D. The Respondent College take the following affirmative action:


38/ Footnote Continued From Previous Page

The facts reveal that LaMarra was probably insubordinate but that the discipline he incurred was probably disproportionate to the alleged harm, implicating the just cause provision of the contract. These conclusions persuade me that his grievance was not "clearly frivolous," and that the Association, in failing to put its case on the record, failed to demonstrate that the grievance was not meritorious.

Of course the Commission may require further evidence in this regard.



1. Post in all places where notices to employees are customarily posted, copies of the attached notice marked as Appendix "B." Copies of such notice shall, after being signed by the Respondent's authorized representative, be posted immediately and maintained by it for at least sixty (60) consecutive days. Reasonable steps shall be taken to ensure that such notices are not altered, defaced or covered by other materials.



Jonathon L. Roth
Hearing Examiner


Dated: May 22, 1992
Trenton, New Jersey



















We hereby notify our employees represented by the Camden County College Association of Administrative Personnel:

WE WILL NOT interfere with, restrain or coerce employees in the exercise of the rights guaranteed to them by the Act, particularly by failing and refusing to represent George P. LaMarra in a grievance protesting his discharge from Camden County College.

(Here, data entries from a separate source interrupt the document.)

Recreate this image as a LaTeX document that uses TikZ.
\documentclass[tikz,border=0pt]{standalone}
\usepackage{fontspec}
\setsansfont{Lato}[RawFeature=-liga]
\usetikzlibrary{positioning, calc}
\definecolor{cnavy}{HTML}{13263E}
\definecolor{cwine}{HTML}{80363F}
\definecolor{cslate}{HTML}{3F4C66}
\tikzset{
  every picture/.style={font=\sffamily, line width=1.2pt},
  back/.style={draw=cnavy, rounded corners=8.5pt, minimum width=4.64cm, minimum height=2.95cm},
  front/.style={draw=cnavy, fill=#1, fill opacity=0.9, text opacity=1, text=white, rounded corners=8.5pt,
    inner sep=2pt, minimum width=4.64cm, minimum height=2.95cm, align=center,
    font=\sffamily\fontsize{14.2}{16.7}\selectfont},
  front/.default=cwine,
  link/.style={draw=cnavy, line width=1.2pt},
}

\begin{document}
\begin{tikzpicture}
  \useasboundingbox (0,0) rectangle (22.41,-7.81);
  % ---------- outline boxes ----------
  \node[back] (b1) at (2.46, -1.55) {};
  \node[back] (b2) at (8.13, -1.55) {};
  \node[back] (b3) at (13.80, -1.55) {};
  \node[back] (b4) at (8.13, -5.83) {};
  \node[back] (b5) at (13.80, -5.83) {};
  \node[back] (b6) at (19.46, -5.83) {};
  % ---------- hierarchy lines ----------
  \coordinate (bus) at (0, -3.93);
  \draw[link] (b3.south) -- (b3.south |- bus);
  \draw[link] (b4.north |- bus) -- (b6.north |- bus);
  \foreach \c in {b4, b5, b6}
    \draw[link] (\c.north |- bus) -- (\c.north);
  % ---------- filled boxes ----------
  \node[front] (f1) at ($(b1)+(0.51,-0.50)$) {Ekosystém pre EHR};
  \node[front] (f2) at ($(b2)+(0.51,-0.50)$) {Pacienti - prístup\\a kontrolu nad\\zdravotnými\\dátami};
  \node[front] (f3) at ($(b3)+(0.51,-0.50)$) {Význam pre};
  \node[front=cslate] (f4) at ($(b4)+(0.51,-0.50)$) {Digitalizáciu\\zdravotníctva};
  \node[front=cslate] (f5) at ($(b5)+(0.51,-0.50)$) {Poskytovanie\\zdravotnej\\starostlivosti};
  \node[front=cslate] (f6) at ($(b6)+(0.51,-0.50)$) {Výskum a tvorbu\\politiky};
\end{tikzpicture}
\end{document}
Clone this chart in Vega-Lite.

WE WILL SEEK to arbitrate his dismissal, and provide him reasonable counsel fees in an effort to reinstate him.

WE WILL PAY George LaMarra backpay from the date of discharge, if an arbitrator rules in favor of the College on a procedural defense, such as timeliness.




















WE WILL NOT interfere with, restrain or coerce employees in the exercise of the rights guaranteed to them by the Act, particularly by participating in or having appeared to participate in an Association executive board decision not to pursue George P. LaMarra's discharge to arbitration, pursuant to the applicable collective negotiations agreement.